__Instructions for the task__. Pictures stay out of this copy, which runs from the first line of the material through the line containing "import plotly.graph_objects as go".

◆ ◆ ◆ ◆ ◆ ◆ ◆

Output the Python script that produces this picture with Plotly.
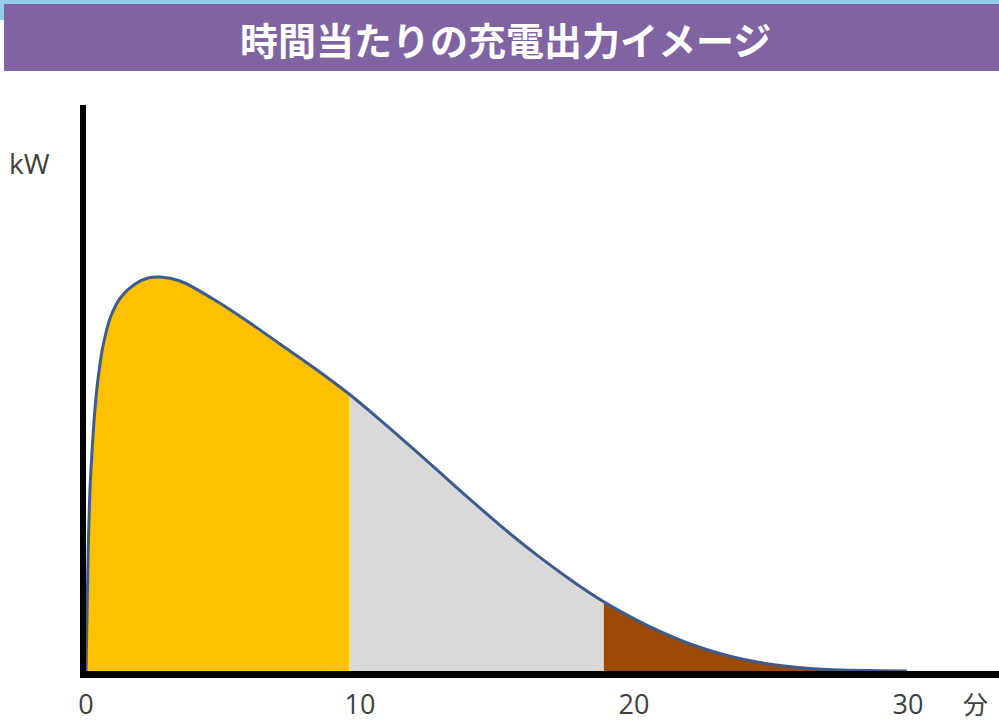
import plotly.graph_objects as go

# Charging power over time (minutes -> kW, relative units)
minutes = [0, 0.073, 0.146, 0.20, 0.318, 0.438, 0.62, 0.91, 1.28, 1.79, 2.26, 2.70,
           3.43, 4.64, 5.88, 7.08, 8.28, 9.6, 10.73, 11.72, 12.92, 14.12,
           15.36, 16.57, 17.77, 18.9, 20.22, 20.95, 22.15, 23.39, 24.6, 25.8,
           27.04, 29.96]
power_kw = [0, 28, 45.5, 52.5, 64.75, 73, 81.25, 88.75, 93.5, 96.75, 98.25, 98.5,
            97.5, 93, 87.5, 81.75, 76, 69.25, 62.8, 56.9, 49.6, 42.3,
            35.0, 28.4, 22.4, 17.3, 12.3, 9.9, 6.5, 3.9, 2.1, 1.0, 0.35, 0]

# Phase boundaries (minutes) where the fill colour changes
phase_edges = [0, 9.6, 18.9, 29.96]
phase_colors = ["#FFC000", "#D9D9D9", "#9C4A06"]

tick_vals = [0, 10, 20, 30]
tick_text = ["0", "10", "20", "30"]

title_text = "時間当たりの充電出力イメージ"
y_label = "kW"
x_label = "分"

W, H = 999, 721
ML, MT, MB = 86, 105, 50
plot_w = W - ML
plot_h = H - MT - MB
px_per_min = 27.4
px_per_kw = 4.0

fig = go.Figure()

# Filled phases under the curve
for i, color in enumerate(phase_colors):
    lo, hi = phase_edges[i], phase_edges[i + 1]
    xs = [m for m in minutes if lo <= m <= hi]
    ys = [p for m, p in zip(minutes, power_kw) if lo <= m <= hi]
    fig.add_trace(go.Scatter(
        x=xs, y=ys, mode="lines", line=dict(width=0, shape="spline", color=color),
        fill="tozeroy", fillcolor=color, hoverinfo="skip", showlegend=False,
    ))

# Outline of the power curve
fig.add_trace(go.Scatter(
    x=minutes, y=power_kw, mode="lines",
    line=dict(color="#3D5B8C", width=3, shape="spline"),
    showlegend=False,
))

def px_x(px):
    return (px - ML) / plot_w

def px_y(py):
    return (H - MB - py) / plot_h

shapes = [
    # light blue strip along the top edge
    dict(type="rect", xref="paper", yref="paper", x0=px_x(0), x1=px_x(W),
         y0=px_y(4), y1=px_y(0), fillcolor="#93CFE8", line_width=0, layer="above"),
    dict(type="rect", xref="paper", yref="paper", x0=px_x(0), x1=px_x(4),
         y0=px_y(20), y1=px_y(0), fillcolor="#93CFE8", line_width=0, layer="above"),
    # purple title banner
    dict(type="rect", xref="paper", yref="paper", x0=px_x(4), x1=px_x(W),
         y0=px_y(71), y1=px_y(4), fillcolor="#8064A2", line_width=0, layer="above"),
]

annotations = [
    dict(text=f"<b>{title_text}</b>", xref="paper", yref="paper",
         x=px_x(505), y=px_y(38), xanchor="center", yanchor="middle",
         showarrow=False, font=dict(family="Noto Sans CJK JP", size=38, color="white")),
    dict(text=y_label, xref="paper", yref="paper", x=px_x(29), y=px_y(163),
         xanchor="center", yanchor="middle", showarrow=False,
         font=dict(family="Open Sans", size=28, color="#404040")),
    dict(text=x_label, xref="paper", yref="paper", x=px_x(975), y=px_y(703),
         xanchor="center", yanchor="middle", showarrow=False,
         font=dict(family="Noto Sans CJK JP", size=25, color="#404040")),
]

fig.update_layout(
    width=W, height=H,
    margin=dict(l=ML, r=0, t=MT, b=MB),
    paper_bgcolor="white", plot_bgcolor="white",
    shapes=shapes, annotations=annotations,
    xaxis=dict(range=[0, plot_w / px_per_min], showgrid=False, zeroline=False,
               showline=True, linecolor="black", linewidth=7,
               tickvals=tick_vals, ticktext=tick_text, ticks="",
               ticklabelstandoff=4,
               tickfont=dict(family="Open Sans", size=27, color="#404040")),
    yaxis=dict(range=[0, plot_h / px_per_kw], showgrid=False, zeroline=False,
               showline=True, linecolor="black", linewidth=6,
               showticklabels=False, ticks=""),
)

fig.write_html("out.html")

◆ ◆ ◆ ◆ ◆ ◆ ◆

__Result of the exercise__.
Output the Python script that produces this picture with Plotly.
import plotly.graph_objects as go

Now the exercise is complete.